start

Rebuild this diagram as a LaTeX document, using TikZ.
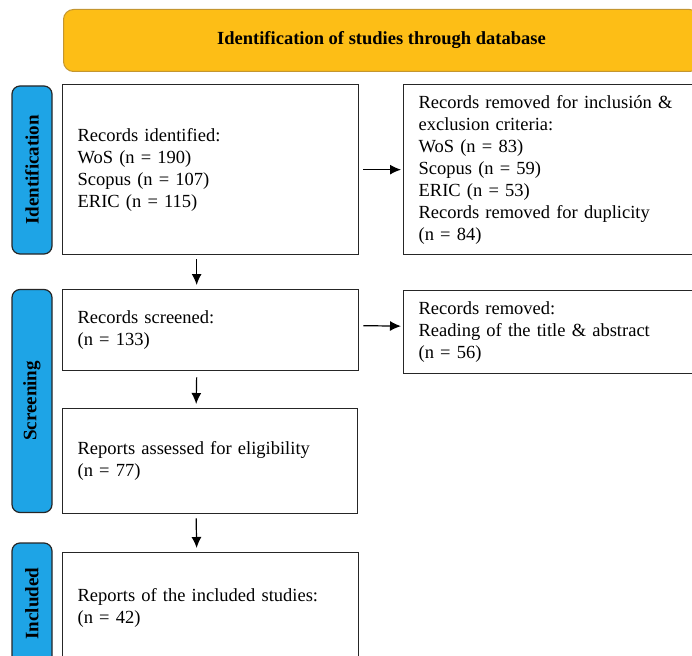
\documentclass[tikz,border=0pt]{standalone}
\usepackage{fontspec}
\setmainfont{Liberation Serif}
\usetikzlibrary{arrows.meta}
\definecolor{headgold}{RGB}{253,190,22}
\definecolor{headedge}{RGB}{196,150,48}
\definecolor{phaseblue}{RGB}{30,164,230}

\begin{document}
\begin{tikzpicture}[x=1pt,y=-1pt,font=\fontsize{18.5}{22}\selectfont,
  recbox/.style={draw=black!85,line width=1.3pt,fill=white,anchor=north west,inner xsep=15pt,inner ysep=0pt,align=left},
  phase/.style={draw=black!85,line width=1.2pt,fill=phaseblue,rounded corners=8pt,rotate=90,minimum height=40pt,inner sep=0pt,font=\fontsize{19}{22}\selectfont\bfseries},
  flow/.style={line width=1.2pt,-{Latex[length=11pt,width=10pt]}}]
\clip (0,0) rectangle (692,655);
\node[draw=headedge,line width=1pt,fill=headgold,rounded corners=10pt,minimum width=636pt,minimum height=62pt,anchor=north west,font=\fontsize{18.5}{22}\selectfont\bfseries] (head) at (63,9) {Identification of studies through database};
% phases
\node[phase,minimum width=168pt] (pident) at (32,170) {Identification};
\node[phase,minimum width=223pt] (pscreen) at (32,401) {Screening};
\node[phase,minimum width=121pt] (pincl) at (32,603.5) {Included};
% boxes
\node[recbox,text width=266pt,minimum height=170pt] (ident) at (62,84) {Records identified:\\WoS (n = 190)\\Scopus (n = 107)\\ERIC (n = 115)};
\node[recbox,text width=267pt,minimum height=170pt] (removed) at (403,84) {Records removed for inclusión \&\\exclusion criteria:\\WoS (n = 83)\\Scopus (n = 59)\\ERIC (n = 53)\\Records removed for duplicity\\(n = 84)};
\node[recbox,text width=266pt,minimum height=81pt] (screen) at (62,289) {Records screened:\\(n = 133)};
\node[recbox,text width=267pt,minimum height=83pt] (excl) at (403,290) {Records removed:\\Reading of the title \& abstract\\(n = 56)};
\node[recbox,text width=265pt,minimum height=105pt] (elig) at (62,408) {Reports assessed for eligibility\\(n = 77)};
\node[recbox,text width=266pt,minimum height=111pt] (incl) at (62,552) {Reports of the included studies:\\(n = 42)};
% arrows
\draw[flow] ([xshift=4pt]ident.east) -- ([xshift=-2pt]removed.west);
\draw[flow] ([xshift=4pt,yshift=4.5pt]screen.east) -- ([xshift=-2pt,yshift=6pt]excl.west);
\draw[flow] ([xshift=-14pt,yshift=-4pt]ident.south) -- ([xshift=-14pt,yshift=4pt]screen.north);
\draw[flow] ([xshift=-14pt,yshift=-6pt]screen.south) -- ([xshift=-14pt,yshift=4pt]elig.north);
\draw[flow] ([xshift=-14pt,yshift=-4pt]elig.south) -- ([xshift=-14pt,yshift=4pt]incl.north);
\end{tikzpicture}
\end{document}
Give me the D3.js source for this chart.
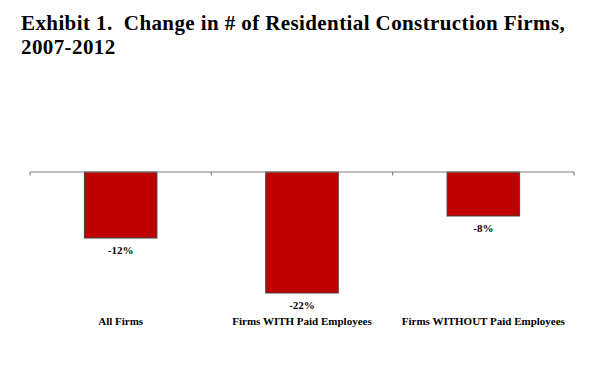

end

--- SET PROBLEM ---
Retype every entry verbatim and exclude the pictures from the copy.

--- ANSWER TO THE EXERCISE ---
Rebuild this diagram as a LaTeX document, using TikZ.
\documentclass[tikz,border=0pt]{standalone}
\usepackage{fontspec}
\setmainfont{Liberation Serif}
\usetikzlibrary{arrows.meta}
\definecolor{headgold}{RGB}{253,190,22}
\definecolor{headedge}{RGB}{196,150,48}
\definecolor{phaseblue}{RGB}{30,164,230}

\begin{document}
\begin{tikzpicture}[x=1pt,y=-1pt,font=\fontsize{18.5}{22}\selectfont,
  recbox/.style={draw=black!85,line width=1.3pt,fill=white,anchor=north west,inner xsep=15pt,inner ysep=0pt,align=left},
  phase/.style={draw=black!85,line width=1.2pt,fill=phaseblue,rounded corners=8pt,rotate=90,minimum height=40pt,inner sep=0pt,font=\fontsize{19}{22}\selectfont\bfseries},
  flow/.style={line width=1.2pt,-{Latex[length=11pt,width=10pt]}}]
\clip (0,0) rectangle (692,655);
\node[draw=headedge,line width=1pt,fill=headgold,rounded corners=10pt,minimum width=636pt,minimum height=62pt,anchor=north west,font=\fontsize{18.5}{22}\selectfont\bfseries] (head) at (63,9) {Identification of studies through database};
% phases
\node[phase,minimum width=168pt] (pident) at (32,170) {Identification};
\node[phase,minimum width=223pt] (pscreen) at (32,401) {Screening};
\node[phase,minimum width=121pt] (pincl) at (32,603.5) {Included};
% boxes
\node[recbox,text width=266pt,minimum height=170pt] (ident) at (62,84) {Records identified:\\WoS (n = 190)\\Scopus (n = 107)\\ERIC (n = 115)};
\node[recbox,text width=267pt,minimum height=170pt] (removed) at (403,84) {Records removed for inclusión \&\\exclusion criteria:\\WoS (n = 83)\\Scopus (n = 59)\\ERIC (n = 53)\\Records removed for duplicity\\(n = 84)};
\node[recbox,text width=266pt,minimum height=81pt] (screen) at (62,289) {Records screened:\\(n = 133)};
\node[recbox,text width=267pt,minimum height=83pt] (excl) at (403,290) {Records removed:\\Reading of the title \& abstract\\(n = 56)};
\node[recbox,text width=265pt,minimum height=105pt] (elig) at (62,408) {Reports assessed for eligibility\\(n = 77)};
\node[recbox,text width=266pt,minimum height=111pt] (incl) at (62,552) {Reports of the included studies:\\(n = 42)};
% arrows
\draw[flow] ([xshift=4pt]ident.east) -- ([xshift=-2pt]removed.west);
\draw[flow] ([xshift=4pt,yshift=4.5pt]screen.east) -- ([xshift=-2pt,yshift=6pt]excl.west);
\draw[flow] ([xshift=-14pt,yshift=-4pt]ident.south) -- ([xshift=-14pt,yshift=4pt]screen.north);
\draw[flow] ([xshift=-14pt,yshift=-6pt]screen.south) -- ([xshift=-14pt,yshift=4pt]elig.north);
\draw[flow] ([xshift=-14pt,yshift=-4pt]elig.south) -- ([xshift=-14pt,yshift=4pt]incl.north);
\end{tikzpicture}
\end{document}
Give me the D3.js source for this chart.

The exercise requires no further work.